### Required work
Retype the whole listing verbatim and keep the pictures out of it.

** BEGIN Data extract **

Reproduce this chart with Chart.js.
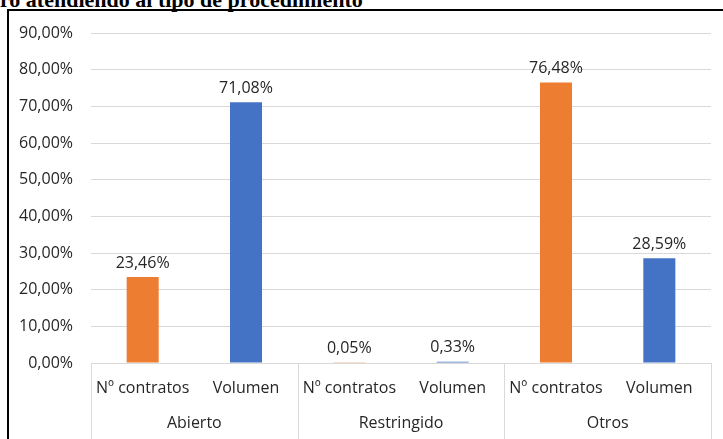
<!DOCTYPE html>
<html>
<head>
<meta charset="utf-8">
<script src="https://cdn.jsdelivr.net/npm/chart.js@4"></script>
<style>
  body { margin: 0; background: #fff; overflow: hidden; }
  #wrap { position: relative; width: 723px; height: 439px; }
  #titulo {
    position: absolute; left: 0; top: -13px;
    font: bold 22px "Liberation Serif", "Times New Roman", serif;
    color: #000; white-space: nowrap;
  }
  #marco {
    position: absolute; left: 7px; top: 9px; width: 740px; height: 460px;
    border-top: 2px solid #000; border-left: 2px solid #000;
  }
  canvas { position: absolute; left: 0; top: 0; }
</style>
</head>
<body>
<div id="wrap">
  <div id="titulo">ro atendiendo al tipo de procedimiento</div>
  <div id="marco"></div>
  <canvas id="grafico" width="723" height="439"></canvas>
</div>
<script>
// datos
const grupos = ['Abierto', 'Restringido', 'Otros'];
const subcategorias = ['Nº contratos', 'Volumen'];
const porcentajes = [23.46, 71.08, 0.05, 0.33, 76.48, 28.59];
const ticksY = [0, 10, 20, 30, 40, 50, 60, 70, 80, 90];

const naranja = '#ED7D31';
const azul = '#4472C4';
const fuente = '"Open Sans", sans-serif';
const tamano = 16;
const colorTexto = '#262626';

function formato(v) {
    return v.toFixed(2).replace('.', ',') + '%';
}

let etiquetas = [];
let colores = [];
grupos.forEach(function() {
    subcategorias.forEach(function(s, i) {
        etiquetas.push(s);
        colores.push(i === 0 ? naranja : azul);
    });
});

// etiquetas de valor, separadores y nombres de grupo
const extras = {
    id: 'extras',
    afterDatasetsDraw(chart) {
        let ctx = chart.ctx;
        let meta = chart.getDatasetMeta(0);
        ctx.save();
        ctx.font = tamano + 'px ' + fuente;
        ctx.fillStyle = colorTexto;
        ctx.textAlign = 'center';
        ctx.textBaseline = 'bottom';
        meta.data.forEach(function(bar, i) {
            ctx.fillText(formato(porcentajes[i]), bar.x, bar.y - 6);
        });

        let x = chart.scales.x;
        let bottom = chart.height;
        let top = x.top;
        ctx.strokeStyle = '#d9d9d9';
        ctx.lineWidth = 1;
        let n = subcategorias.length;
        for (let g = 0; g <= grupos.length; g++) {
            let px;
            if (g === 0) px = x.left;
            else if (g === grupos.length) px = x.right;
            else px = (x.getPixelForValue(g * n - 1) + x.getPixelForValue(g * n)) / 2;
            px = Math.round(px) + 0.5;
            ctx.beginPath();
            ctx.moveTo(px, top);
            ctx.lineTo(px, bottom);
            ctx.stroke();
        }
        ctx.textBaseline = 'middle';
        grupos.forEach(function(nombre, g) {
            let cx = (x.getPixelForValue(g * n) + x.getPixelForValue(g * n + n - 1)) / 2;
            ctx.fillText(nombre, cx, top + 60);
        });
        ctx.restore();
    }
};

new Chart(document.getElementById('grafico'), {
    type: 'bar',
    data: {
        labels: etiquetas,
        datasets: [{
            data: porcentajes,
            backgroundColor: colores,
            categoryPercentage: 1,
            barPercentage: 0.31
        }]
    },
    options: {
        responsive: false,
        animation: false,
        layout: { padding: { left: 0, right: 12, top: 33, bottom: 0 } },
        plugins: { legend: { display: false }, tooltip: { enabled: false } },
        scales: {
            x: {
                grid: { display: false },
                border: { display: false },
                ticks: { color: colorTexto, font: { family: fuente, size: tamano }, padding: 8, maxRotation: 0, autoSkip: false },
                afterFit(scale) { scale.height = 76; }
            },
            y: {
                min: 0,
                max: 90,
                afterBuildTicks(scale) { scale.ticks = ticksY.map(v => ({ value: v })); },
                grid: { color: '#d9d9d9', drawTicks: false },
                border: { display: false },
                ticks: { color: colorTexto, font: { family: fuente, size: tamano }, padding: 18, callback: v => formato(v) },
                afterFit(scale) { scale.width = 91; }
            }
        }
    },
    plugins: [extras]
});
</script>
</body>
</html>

** END Data extract **

### Answer
Reproduce this chart with Chart.js.
<!DOCTYPE html>
<html>
<head>
<meta charset="utf-8">
<script src="https://cdn.jsdelivr.net/npm/chart.js@4"></script>
<style>
  body { margin: 0; background: #fff; overflow: hidden; }
  #wrap { position: relative; width: 723px; height: 439px; }
  #titulo {
    position: absolute; left: 0; top: -13px;
    font: bold 22px "Liberation Serif", "Times New Roman", serif;
    color: #000; white-space: nowrap;
  }
  #marco {
    position: absolute; left: 7px; top: 9px; width: 740px; height: 460px;
    border-top: 2px solid #000; border-left: 2px solid #000;
  }
  canvas { position: absolute; left: 0; top: 0; }
</style>
</head>
<body>
<div id="wrap">
  <div id="titulo">ro atendiendo al tipo de procedimiento</div>
  <div id="marco"></div>
  <canvas id="grafico" width="723" height="439"></canvas>
</div>
<script>
// datos
const grupos = ['Abierto', 'Restringido', 'Otros'];
const subcategorias = ['Nº contratos', 'Volumen'];
const porcentajes = [23.46, 71.08, 0.05, 0.33, 76.48, 28.59];
const ticksY = [0, 10, 20, 30, 40, 50, 60, 70, 80, 90];

const naranja = '#ED7D31';
const azul = '#4472C4';
const fuente = '"Open Sans", sans-serif';
const tamano = 16;
const colorTexto = '#262626';

function formato(v) {
    return v.toFixed(2).replace('.', ',') + '%';
}

let etiquetas = [];
let colores = [];
grupos.forEach(function() {
    subcategorias.forEach(function(s, i) {
        etiquetas.push(s);
        colores.push(i === 0 ? naranja : azul);
    });
});

// etiquetas de valor, separadores y nombres de grupo
const extras = {
    id: 'extras',
    afterDatasetsDraw(chart) {
        let ctx = chart.ctx;
        let meta = chart.getDatasetMeta(0);
        ctx.save();
        ctx.font = tamano + 'px ' + fuente;
        ctx.fillStyle = colorTexto;
        ctx.textAlign = 'center';
        ctx.textBaseline = 'bottom';
        meta.data.forEach(function(bar, i) {
            ctx.fillText(formato(porcentajes[i]), bar.x, bar.y - 6);
        });

        let x = chart.scales.x;
        let bottom = chart.height;
        let top = x.top;
        ctx.strokeStyle = '#d9d9d9';
        ctx.lineWidth = 1;
        let n = subcategorias.length;
        for (let g = 0; g <= grupos.length; g++) {
            let px;
            if (g === 0) px = x.left;
            else if (g === grupos.length) px = x.right;
            else px = (x.getPixelForValue(g * n - 1) + x.getPixelForValue(g * n)) / 2;
            px = Math.round(px) + 0.5;
            ctx.beginPath();
            ctx.moveTo(px, top);
            ctx.lineTo(px, bottom);
            ctx.stroke();
        }
        ctx.textBaseline = 'middle';
        grupos.forEach(function(nombre, g) {
            let cx = (x.getPixelForValue(g * n) + x.getPixelForValue(g * n + n - 1)) / 2;
            ctx.fillText(nombre, cx, top + 60);
        });
        ctx.restore();
    }
};

new Chart(document.getElementById('grafico'), {
    type: 'bar',
    data: {
        labels: etiquetas,
        datasets: [{
            data: porcentajes,
            backgroundColor: colores,
            categoryPercentage: 1,
            barPercentage: 0.31
        }]
    },
    options: {
        responsive: false,
        animation: false,
        layout: { padding: { left: 0, right: 12, top: 33, bottom: 0 } },
        plugins: { legend: { display: false }, tooltip: { enabled: false } },
        scales: {
            x: {
                grid: { display: false },
                border: { display: false },
                ticks: { color: colorTexto, font: { family: fuente, size: tamano }, padding: 8, maxRotation: 0, autoSkip: false },
                afterFit(scale) { scale.height = 76; }
            },
            y: {
                min: 0,
                max: 90,
                afterBuildTicks(scale) { scale.ticks = ticksY.map(v => ({ value: v })); },
                grid: { color: '#d9d9d9', drawTicks: false },
                border: { display: false },
                ticks: { color: colorTexto, font: { family: fuente, size: tamano }, padding: 18, callback: v => formato(v) },
                afterFit(scale) { scale.width = 91; }
            }
        }
    },
    plugins: [extras]
});
</script>
</body>
</html>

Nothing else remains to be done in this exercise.